There are not a lot of “safe spaces” in American Jewish life to talk about Israel. If that seems like a ridiculous statement, I invite you to take a look at what’s happening at Hillel.

If there is any single facet of my time as a student–at all education levels–that most cemented my Jewish identity, it was my (initially grudging) involvement in Hillel programs at my undergraduate school–including AIPAC programming that I happily participated in. And so it pains me to see this article, and others, about what’s going on at Hillels and other Jewish student organizations with respect to talking about Israel.

(The links to related articles here are placed not because I do or do not agree with any specific position advanced by the authors, but merely for background in the debate.)

I’m not going to speak to the merits of any side in the Israel debates. I have my own views. I view Israel issues in the same way that plenty of American Jews and Israelis do–with nuance. I don’t have answers to the problems. And I don’t begrudge a private organization wanting to control its money, its message, and its membership; that is, after all, what a private organization is for.

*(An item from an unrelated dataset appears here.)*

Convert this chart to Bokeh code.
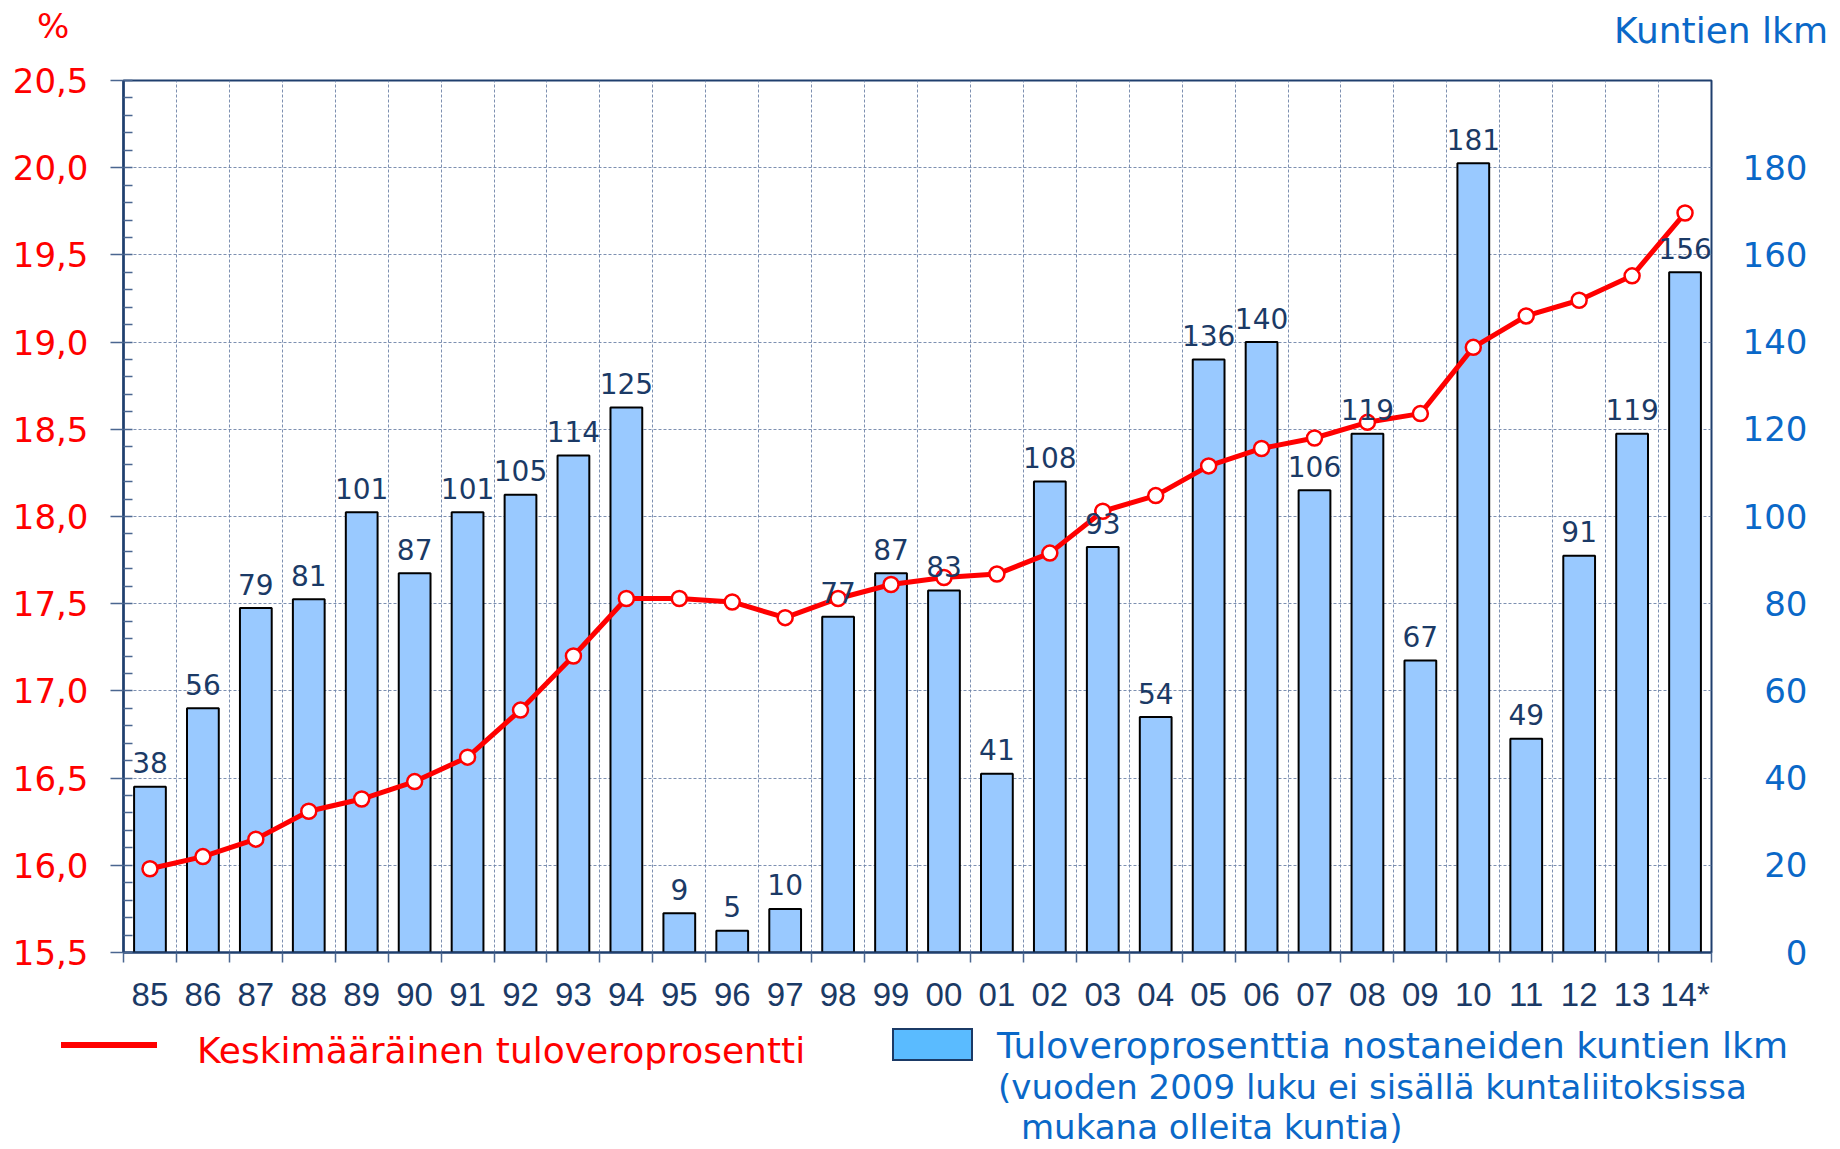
from bokeh.plotting import figure
from bokeh.layouts import column
from bokeh.models import (Range1d, LinearAxis, FixedTicker, ColumnDataSource, Div)
from bokeh.core.properties import value
from bokeh.embed import file_html
from bokeh.resources import INLINE

# ---------------- data ----------------
years = ["85", "86", "87", "88", "89", "90", "91", "92", "93", "94",
         "95", "96", "97", "98", "99", "00", "01", "02", "03", "04",
         "05", "06", "07", "08", "09", "10", "11", "12", "13", "14*"]
counts = [38, 56, 79, 81, 101, 87, 101, 105, 114, 125,
          9, 5, 10, 77, 87, 83, 41, 108, 93, 54,
          136, 140, 106, 119, 67, 181, 49, 91, 119, 156]
rates = [15.98, 16.05, 16.15, 16.31, 16.38, 16.48, 16.62, 16.89, 17.20, 17.53,
         17.53, 17.51, 17.42, 17.53, 17.61, 17.65, 17.67, 17.79, 18.03, 18.12,
         18.29, 18.39, 18.45, 18.54, 18.59, 18.97, 19.15, 19.24, 19.38, 19.74]
pct_ticks = [15.5, 16.0, 16.5, 17.0, 17.5, 18.0, 18.5, 19.0, 19.5, 20.0, 20.5]
pct_labels = ["15,5", "16,0", "16,5", "17,0", "17,5", "18,0", "18,5", "19,0", "19,5", "20,0", "20,5"]
count_ticks = [0, 20, 40, 60, 80, 100, 120, 140, 160, 180]

line_name = "Keskimääräinen tuloveroprosentti"
bar_name = "Tuloveroprosenttia nostaneiden kuntien lkm"
note_1 = "(vuoden 2009 luku ei sisällä kuntaliitoksissa"
note_2 = "mukana olleita kuntia)"
left_title = "%"
right_title = "Kuntien lkm"

# ---------------- layout constants ----------------
W = 1832
FW, FH = 1588, 872
BL, BR = 123, W - 123 - 1588
HT = 55            # top strip height
MT, MB = 25, 72    # main figure top / bottom borders
HB = 124           # bottom strip height
N = len(years)
YMIN, YMAX = 15.5, 20.5
CMAX = 200
LABEL_GAP_PX = 24  # gap between bar top and its value label anchor

FONT = "DejaVu Sans"
NAVY = "#1B3A66"
RED = "#FF0000"
BLUE = "#0A68C8"
BAR_FILL = "#99C9FF"
SWATCH_FILL = "#5ABBFF"


def span(text, left, top, size, color, right=None):
    pos = f"left:{left}px;" if right is None else f"right:{right}px;"
    return (f'<span style="position:absolute;{pos}top:{top}px;'
            f"font-family:'{FONT}';font-size:{size}px;line-height:{size}px;"
            f'color:{color};white-space:nowrap;">{text}</span>')


# ---------------- top strip (axis titles) ----------------
top_html = (f'<div style="position:relative;width:{W}px;height:{HT}px;">'
            + span(left_title, 37, 9, 34, RED)
            + span(right_title, None, 13, 36, BLUE, right=W - 1828)
            + '</div>')
top = Div(text=top_html, width=W, height=HT, margin=0)

# ---------------- main chart ----------------
xs = [i + 0.5 for i in range(N)]
gap_units = LABEL_GAP_PX * CMAX / FH
src = ColumnDataSource(dict(x=xs, count=counts, rate=rates,
                            lab=[str(c) for c in counts],
                            lab_y=[c + gap_units for c in counts]))

p = figure(frame_width=FW, frame_height=FH,
           x_range=Range1d(0, N), y_range=Range1d(YMIN, YMAX),
           output_backend="svg", toolbar_location=None,
           min_border_left=BL, min_border_top=MT,
           min_border_right=BR, min_border_bottom=MB)
p.extra_y_ranges = {"count": Range1d(0, CMAX)}
p.background_fill_color = "white"
p.border_fill_color = "white"
p.outline_line_color = "#1F3F6E"
p.outline_line_width = 2

# grids
p.xgrid.ticker = FixedTicker(ticks=list(range(1, N)))
p.ygrid.ticker = FixedTicker(ticks=pct_ticks[1:-1])
for g in (p.xgrid, p.ygrid):
    g.grid_line_color = "#6F84A8"
    g.grid_line_dash = "3 2"
    g.grid_line_width = 1
    g.grid_line_alpha = 0.9

# left axis
ya = p.yaxis[0]
ya.ticker = FixedTicker(ticks=pct_ticks,
                        minor_ticks=[round(YMIN + 0.1 * k, 1) for k in range(51)])
ya.major_label_overrides = {t: l for t, l in zip(pct_ticks, pct_labels)}
ya.major_label_text_font = FONT
ya.major_label_text_font_size = "34px"
ya.major_label_text_color = RED
ya.major_label_standoff = 22
ya.major_tick_out = 13
ya.major_tick_in = 0
ya.minor_tick_in = 9
ya.minor_tick_out = 0
ya.axis_line_color = "#1F3F6E"
ya.axis_line_width = 2.5
ya.major_tick_line_color = "#4A6690"
ya.minor_tick_line_color = "#4A6690"
ya.major_tick_line_width = 1.5
ya.minor_tick_line_width = 1.5

# bottom axis
xa = p.xaxis[0]
xa.ticker = FixedTicker(ticks=xs, minor_ticks=list(range(N + 1)))
xa.major_label_overrides = {x: y for x, y in zip(xs, years)}
xa.major_label_text_font = "Liberation Sans"
xa.major_label_text_font_size = "33px"
xa.major_label_text_color = NAVY
xa.major_label_standoff = 13
xa.major_tick_in = 0
xa.major_tick_out = 0
xa.minor_tick_in = 0
xa.minor_tick_out = 10
xa.minor_tick_line_color = "#4A6690"
xa.minor_tick_line_width = 1.5
xa.axis_line_color = "#1F3F6E"
xa.axis_line_width = 2

# right axis (count)
fs = "\u2007"
ra = LinearAxis(y_range_name="count", ticker=FixedTicker(ticks=count_ticks))
ra.major_label_overrides = {t: fs * (3 - len(str(t))) + str(t) for t in count_ticks}
ra.major_label_text_font = FONT
ra.major_label_text_font_size = "34px"
ra.major_label_text_color = BLUE
ra.major_label_standoff = 31
ra.major_tick_in = 0
ra.major_tick_out = 0
ra.minor_tick_in = 0
ra.minor_tick_out = 0
ra.axis_line_color = None
p.add_layout(ra, "right")

# bars
p.vbar(x="x", top="count", width=0.6, bottom=0, source=src,
       y_range_name="count", fill_color=BAR_FILL,
       line_color="black", line_width=2)

# line
p.line(x="x", y="rate", source=src, line_color=RED, line_width=5)
p.scatter(x="x", y="rate", source=src, marker="circle", size=15,
          fill_color="white", line_color=RED, line_width=2.5)

# value labels on top
p.text(x="x", y="lab_y", text="lab", source=src, y_range_name="count",
       text_align="center", text_baseline="alphabetic",
       text_font=value(FONT), text_font_size="28px", text_color=NAVY)

# ---------------- bottom strip (legend) ----------------
red_line = ('<span style="position:absolute;left:61px;top:18px;width:96px;'
            f'height:6px;background:{RED};"></span>')
blue_box = ('<span style="position:absolute;left:892px;top:4px;width:81px;'
            f'height:33px;box-sizing:border-box;background:{SWATCH_FILL};'
            f'border:2px solid {NAVY};"></span>')
bot_html = (f'<div style="position:relative;width:{W}px;height:{HB}px;">'
            + red_line
            + span(line_name, 197, 9, 36, RED)
            + blue_box
            + span(bar_name, 997, 4, 36, BLUE)
            + span(note_1, 998, 46, 34, BLUE)
            + span(note_2, 1021, 86, 34, BLUE)
            + '</div>')
bot = Div(text=bot_html, width=W, height=HB, margin=0)

layout = column(top, p, bot, spacing=0)
open("out.html", "w").write(file_html(layout, INLINE))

What saddens me is not the debate itself. Rather, it is knowing that Hillel, the organization that I really have to credit with being tremendously open to diverse views, that allowed me to begin to find a place at the table, would try to limit what is acceptably Jewish–because make no mistake, as the central point of Jewish life on most college campuses, Hillel is perhaps the single most important arbiter of Jewish identity and belonging on college campuses across the U.S.–deeply pains me.

I don’t know where this dispute will ultimately go. But we know we’re seeing a change in how American Jews–particularly younger ones–think and talk about Israel. And we’re seeing problems that come up when Jewish community leaders talk about Israel in ways that offend other community members.

I have no significant voice in all this, which is to say, I have no significant influence with anyone in any of these organizations. All I can do is to lament the present situation.

And so, here I am, worried about what the single largest arbiter of Jewish identity for college-age and young adults might become if it actively rejects components of the population it seeks to serve.